NASA chief atmospheric scientist Paul A. Newman says the main reason for this year's result is local weather. The upper air has been almost 2 degrees warmer than normal in the globe's southernmost region. That has led to fewer polar stratospheric clouds. These clouds are where chlorine and bromine, which come from man-made products, nibble away at ozone.

"It's just like watching the Pac-Man eating cookies, where cookies are ozone. The chlorine atoms are the Pac-Man," Newman said.

James Butler, director of the global monitoring division at the National Oceanic and Atmospheric Administration's Earth System Research Lab, said Wednesday that the new figures are "sort of encouraging news."

"It's not getting worse," Butler said. "That's a good sign."

Butler said it stopped getting worse around the late 1990s. But he added, "We can't say yet that it's a recovery."

Newman and Butler said they can't tell if the ozone hole changes are related to man-made global warming.

While warm upper air helped keep the ozone hole small, the surface of the Southern Hemisphere was also warm last month, with the second-highest average temperature on record for September, NOAA announced Wednesday.
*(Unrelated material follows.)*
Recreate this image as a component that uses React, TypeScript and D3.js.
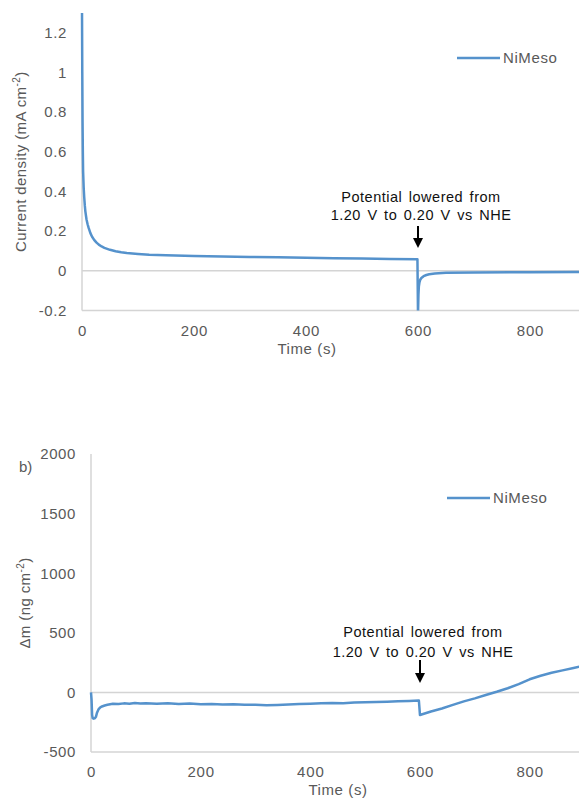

Records go back to 1880.

For the entire globe, last month tied 2003 for the fourth hottest September on record, with an average temperature 1.15 degrees higher than the average for the 20th century. September was the 343rd consecutive month that global temperatures have been higher than 20th century average.

This year, after nine months, is on track to be the sixth warmest on record globally, 1.22 degrees hotter than normal.

For the United States, this was the sixth warmest September on record, 2.5 degrees higher than the 20th century average. It was the hottest since 2005. But the nation's average temperature over the first nine months of the year is only the 28th highest on record.